TJX Prosecution Update
Since last we looked in on the governments progress in prosecuting the miscreants that perpetrated the watershed TJX breach, there have been limited develoments. In early November authorities charged one Stephen Watt of New York with conspiracy for providing the wireless "sniffer" used to capture millions of credit card numbers as they traversed TJX's unsecured wireless network. If convicted, Watt could spend up to 5 years in prison and be required to pay up to $250,000 in penalties. My guess is he gets off with a much reduced sentence in exchange for providing further testimony against the ring leaders of the conspiracy.
More recently one of the perpetrators that prosecutors believe WAS one of the ring leaders was sentenced last week to 30 years in a Turkish prison on an unrelated cybercrime charge.

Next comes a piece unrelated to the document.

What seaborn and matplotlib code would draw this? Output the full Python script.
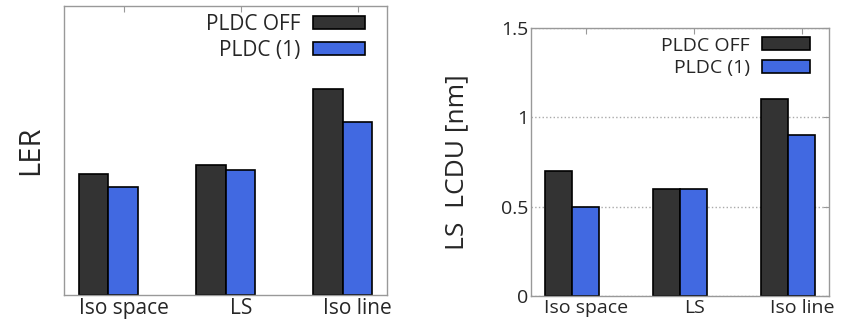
import matplotlib
matplotlib.use("Agg")
import matplotlib.pyplot as plt
import seaborn as sns
import pandas as pd

sns.set_style("white")
plt.rcParams['font.family'] = ['Open Sans', 'DejaVu Sans']

categories = ["Iso space", "LS", "Iso line"]
series = ["PLDC OFF", "PLDC (1)"]
# LER panel has no y scale; values read on an arbitrary 0-6 scale
ler_off = [2.51, 2.70, 4.28]
ler_pldc = [2.24, 2.60, 3.59]
lcdu_off = [0.70, 0.60, 1.10]
lcdu_pldc = [0.50, 0.60, 0.90]

colors = ["#333333", "#4169e1"]


def make_df(off, pldc):
    return pd.DataFrame({
        "cat": categories * 2,
        "series": [series[0]] * 3 + [series[1]] * 3,
        "value": off + pldc,
    })


def draw(ax, df, ylim, ylabel, ylabel_size, leg_size, tick_size, anchor):
    sns.barplot(data=df, x="cat", y="value", hue="series", order=categories,
                hue_order=series, palette=colors, width=0.5, edgecolor="black",
                linewidth=1.2, saturation=1, ax=ax)
    ax.set_xlim(-0.38, 2.38)
    ax.set_ylim(*ylim)
    ax.set_xticks([i + 0.13 for i in range(3)])
    ax.set_xticklabels(categories, fontsize=tick_size + 1)
    ax.set_xlabel("")
    ax.set_ylabel(ylabel, fontsize=ylabel_size)
    for s in ax.spines.values():
        s.set_color("#999999")
        s.set_linewidth(1.0)
    ax.tick_params(direction="in", top=True, right=True, length=4,
                   color="#999999", labelsize=tick_size, pad=2)
    ax.legend(loc="upper right", bbox_to_anchor=anchor, frameon=False,
              markerfirst=False, handlelength=2.5, handleheight=0.6,
              labelspacing=0.25, fontsize=leg_size, borderaxespad=0.3,
              handletextpad=0.6)


fig = plt.figure(figsize=(8.41, 3.23), dpi=100)
ax1 = fig.add_axes([64 / 841, 28 / 323, 323 / 841, 289 / 323])
ax2 = fig.add_axes([531 / 841, 27 / 323, 298 / 841, 268 / 323])

draw(ax1, make_df(ler_off, ler_pldc), (0, 6), "LER", 21, 15, 15,
     (0.978, 1.024))
ax1.set_yticklabels([])
ax1.tick_params(axis="y", left=False, right=False)
ax1.yaxis.set_label_coords(-0.057, 0.5)

draw(ax2, make_df(lcdu_off, lcdu_pldc), (0, 1.5), "LS  LCDU [nm]", 19, 14, 14,
     (0.983, 1.019))
ax2.set_yticks([0, 0.5, 1, 1.5])
ax2.set_yticklabels(["0", "0.5", "1", "1.5"])
ax2.yaxis.grid(True, linestyle=":", color="#aaaaaa", linewidth=1)
ax2.set_axisbelow(True)
ax2.yaxis.set_label_coords(-0.206, 0.5)

fig.savefig("out.png", dpi=100)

Maksym Yastremskiy was convicted of hacking into about a dozen Turkish banks, extracting account information on depositors and selling credit card and other confidential information.
While the U.S. Justice Department had filed a request that that Mr. Yastremskiy be extradited to face charges in the TJX case, I'm thinking it might be easier and cheaper to just let him rot in a Turkish prison, which I can't imagine would be easy time. Unless they need Yastremskiy's testimony to convict Albert Gonzalez, I think U.S. interests are more than adequately served by allowing Mr. Yastremskiy to pay his debt to global society in Turkey.